▸ THE PROBLEM
Show every line that has the string "TypeScript" in it.

▸ EXCERPTED DATA
▬▬▬

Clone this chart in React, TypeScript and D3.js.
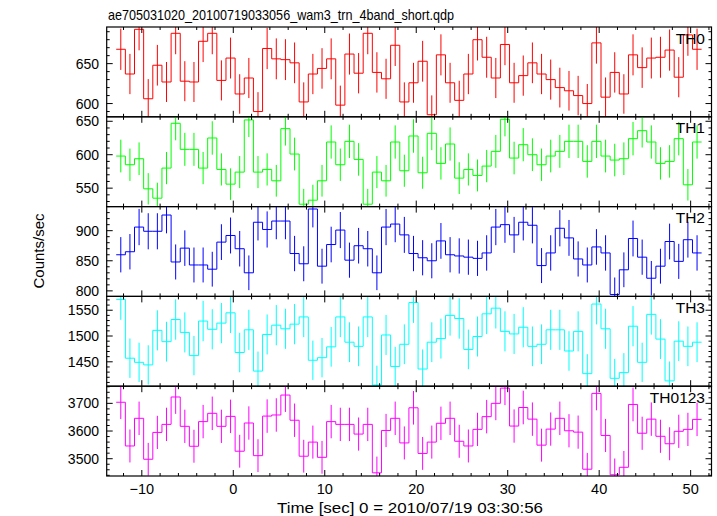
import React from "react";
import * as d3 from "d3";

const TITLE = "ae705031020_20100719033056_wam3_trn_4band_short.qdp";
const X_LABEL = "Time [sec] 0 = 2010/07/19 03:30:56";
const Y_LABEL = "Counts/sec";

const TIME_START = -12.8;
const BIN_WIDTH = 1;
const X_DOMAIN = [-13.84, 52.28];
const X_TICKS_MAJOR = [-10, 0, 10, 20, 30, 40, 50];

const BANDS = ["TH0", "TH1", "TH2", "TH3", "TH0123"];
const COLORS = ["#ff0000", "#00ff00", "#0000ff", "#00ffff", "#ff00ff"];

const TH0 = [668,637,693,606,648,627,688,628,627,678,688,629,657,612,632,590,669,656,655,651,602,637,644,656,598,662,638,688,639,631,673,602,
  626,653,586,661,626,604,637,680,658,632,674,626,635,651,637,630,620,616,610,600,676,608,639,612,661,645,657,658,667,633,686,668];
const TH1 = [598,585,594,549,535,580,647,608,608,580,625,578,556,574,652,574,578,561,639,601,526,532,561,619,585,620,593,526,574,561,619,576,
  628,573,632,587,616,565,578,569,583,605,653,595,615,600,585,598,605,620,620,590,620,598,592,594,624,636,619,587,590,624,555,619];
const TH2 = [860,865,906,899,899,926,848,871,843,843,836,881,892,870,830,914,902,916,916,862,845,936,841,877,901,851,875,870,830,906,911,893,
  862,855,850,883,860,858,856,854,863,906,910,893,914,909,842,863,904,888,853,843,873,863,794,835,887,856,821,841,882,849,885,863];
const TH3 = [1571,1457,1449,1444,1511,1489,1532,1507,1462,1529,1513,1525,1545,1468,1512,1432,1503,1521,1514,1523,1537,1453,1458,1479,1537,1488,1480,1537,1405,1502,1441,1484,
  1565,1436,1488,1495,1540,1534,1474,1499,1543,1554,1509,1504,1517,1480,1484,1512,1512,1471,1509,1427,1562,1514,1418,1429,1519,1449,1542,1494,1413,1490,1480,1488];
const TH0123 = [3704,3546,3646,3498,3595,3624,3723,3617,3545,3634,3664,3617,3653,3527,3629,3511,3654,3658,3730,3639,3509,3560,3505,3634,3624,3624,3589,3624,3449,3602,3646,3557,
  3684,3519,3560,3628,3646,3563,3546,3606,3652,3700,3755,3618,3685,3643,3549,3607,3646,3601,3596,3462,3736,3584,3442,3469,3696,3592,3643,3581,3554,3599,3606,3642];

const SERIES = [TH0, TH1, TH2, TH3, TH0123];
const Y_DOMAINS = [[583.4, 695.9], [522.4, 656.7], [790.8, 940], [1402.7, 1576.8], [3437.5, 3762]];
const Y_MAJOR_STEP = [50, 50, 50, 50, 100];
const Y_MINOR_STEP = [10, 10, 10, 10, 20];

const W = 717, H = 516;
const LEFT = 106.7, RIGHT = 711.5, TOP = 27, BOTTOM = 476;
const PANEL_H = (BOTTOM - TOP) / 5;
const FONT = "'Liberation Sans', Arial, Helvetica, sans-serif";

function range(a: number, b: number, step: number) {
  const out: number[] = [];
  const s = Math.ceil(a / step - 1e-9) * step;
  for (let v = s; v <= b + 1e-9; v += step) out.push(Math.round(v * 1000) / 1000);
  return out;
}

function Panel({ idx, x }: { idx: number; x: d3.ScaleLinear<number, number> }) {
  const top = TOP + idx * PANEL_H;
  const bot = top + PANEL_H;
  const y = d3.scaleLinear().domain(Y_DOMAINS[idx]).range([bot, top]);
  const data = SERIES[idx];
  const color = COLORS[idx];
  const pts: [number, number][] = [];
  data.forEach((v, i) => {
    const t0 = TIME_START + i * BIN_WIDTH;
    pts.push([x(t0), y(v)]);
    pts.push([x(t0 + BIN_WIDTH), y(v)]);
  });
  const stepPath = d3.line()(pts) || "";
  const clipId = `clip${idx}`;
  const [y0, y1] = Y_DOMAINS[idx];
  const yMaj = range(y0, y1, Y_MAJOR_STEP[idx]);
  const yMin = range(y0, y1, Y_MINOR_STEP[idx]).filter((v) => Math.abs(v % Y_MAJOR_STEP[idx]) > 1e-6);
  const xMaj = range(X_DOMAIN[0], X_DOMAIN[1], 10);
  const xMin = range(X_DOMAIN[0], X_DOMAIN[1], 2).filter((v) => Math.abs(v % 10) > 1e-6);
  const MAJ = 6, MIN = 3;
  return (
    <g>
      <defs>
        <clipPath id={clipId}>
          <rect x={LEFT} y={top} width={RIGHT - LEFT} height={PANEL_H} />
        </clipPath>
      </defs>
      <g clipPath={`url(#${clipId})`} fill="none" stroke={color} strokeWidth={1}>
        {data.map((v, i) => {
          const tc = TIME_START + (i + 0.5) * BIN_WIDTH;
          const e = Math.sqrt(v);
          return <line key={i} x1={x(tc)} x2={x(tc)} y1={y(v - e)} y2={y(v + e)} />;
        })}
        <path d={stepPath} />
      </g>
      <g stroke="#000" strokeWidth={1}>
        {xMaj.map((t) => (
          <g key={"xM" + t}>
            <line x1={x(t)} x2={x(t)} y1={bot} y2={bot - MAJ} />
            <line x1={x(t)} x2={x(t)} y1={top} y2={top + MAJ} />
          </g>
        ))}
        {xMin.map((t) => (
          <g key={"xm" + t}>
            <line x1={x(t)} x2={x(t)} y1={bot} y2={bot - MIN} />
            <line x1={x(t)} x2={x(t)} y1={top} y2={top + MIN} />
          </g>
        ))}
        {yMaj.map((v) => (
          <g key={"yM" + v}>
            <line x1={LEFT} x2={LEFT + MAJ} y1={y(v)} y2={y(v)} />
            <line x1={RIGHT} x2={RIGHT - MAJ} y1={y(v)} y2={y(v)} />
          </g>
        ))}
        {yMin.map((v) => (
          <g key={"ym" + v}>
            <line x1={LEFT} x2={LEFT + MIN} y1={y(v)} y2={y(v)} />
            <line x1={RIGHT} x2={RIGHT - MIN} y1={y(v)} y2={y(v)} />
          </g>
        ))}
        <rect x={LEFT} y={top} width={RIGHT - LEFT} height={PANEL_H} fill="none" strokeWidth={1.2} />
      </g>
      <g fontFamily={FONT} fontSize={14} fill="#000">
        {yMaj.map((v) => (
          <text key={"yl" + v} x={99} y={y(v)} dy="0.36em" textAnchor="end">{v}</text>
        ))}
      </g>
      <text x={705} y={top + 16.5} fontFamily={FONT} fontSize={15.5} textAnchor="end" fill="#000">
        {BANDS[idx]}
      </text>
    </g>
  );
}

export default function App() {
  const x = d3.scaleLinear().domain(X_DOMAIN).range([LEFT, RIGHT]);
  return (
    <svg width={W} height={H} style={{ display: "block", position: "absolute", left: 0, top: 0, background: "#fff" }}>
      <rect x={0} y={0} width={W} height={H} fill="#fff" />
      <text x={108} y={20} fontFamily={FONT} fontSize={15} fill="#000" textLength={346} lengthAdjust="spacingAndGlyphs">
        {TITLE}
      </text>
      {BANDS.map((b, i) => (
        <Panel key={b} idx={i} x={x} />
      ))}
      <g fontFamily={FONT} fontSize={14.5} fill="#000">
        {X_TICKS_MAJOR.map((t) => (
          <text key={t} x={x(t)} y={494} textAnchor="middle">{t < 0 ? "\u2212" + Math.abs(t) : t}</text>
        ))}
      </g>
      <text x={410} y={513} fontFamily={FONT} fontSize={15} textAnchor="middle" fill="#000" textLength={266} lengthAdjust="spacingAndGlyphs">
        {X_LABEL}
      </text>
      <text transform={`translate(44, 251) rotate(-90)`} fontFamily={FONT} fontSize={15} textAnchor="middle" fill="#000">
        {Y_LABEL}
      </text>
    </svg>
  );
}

▬▬▬

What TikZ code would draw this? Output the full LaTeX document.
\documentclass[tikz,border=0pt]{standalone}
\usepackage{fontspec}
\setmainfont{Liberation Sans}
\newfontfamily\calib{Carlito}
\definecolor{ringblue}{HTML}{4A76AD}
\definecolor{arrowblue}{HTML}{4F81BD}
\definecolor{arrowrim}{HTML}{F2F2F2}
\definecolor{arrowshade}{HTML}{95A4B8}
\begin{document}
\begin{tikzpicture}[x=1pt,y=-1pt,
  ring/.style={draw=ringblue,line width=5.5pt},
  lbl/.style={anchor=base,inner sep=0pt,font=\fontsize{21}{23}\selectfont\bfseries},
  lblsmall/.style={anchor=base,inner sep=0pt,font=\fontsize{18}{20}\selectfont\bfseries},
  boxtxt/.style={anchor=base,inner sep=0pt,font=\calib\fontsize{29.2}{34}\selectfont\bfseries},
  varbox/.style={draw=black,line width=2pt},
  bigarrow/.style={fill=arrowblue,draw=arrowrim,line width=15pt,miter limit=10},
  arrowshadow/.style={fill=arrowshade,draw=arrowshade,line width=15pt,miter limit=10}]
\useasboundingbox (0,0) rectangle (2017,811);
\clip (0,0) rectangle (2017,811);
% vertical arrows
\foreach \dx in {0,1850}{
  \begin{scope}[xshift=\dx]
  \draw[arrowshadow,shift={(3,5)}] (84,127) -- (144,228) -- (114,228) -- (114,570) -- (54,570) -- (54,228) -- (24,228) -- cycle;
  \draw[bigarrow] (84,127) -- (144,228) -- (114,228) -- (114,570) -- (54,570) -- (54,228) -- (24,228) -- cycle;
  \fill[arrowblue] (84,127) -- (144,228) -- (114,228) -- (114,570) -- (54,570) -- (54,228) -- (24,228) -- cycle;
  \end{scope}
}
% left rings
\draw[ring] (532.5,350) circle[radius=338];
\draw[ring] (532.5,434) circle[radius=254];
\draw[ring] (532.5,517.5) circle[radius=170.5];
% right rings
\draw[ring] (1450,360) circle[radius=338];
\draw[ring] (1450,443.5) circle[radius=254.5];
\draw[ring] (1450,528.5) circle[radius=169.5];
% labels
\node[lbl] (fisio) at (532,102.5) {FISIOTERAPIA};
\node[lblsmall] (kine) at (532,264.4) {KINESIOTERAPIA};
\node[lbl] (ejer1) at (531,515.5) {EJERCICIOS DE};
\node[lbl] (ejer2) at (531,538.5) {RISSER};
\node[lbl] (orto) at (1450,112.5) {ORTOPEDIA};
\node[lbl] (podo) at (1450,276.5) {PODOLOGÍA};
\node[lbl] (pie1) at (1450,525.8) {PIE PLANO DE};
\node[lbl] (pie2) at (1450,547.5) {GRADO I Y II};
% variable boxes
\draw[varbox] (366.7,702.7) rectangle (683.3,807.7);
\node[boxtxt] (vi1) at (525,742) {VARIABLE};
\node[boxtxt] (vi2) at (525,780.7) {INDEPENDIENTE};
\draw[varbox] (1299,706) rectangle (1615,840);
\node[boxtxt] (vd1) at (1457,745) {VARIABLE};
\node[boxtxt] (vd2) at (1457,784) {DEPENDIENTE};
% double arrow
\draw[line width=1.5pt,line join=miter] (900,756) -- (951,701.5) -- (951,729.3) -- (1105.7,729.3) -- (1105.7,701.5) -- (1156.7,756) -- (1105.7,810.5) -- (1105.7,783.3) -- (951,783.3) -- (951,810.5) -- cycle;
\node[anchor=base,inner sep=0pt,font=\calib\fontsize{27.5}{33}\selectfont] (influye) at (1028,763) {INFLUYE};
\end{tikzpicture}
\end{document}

▬▬▬

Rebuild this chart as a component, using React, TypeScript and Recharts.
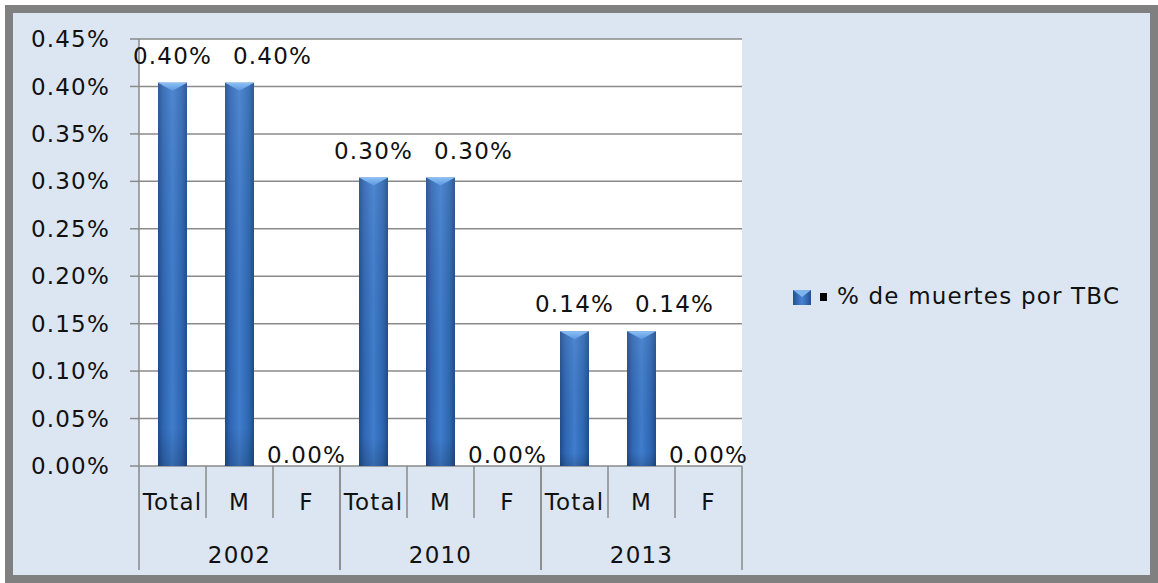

▬▬▬

▸ COMPLETED EXERCISE
Clone this chart in React, TypeScript and D3.js.
Rebuild this chart as a component, using React, TypeScript and Recharts.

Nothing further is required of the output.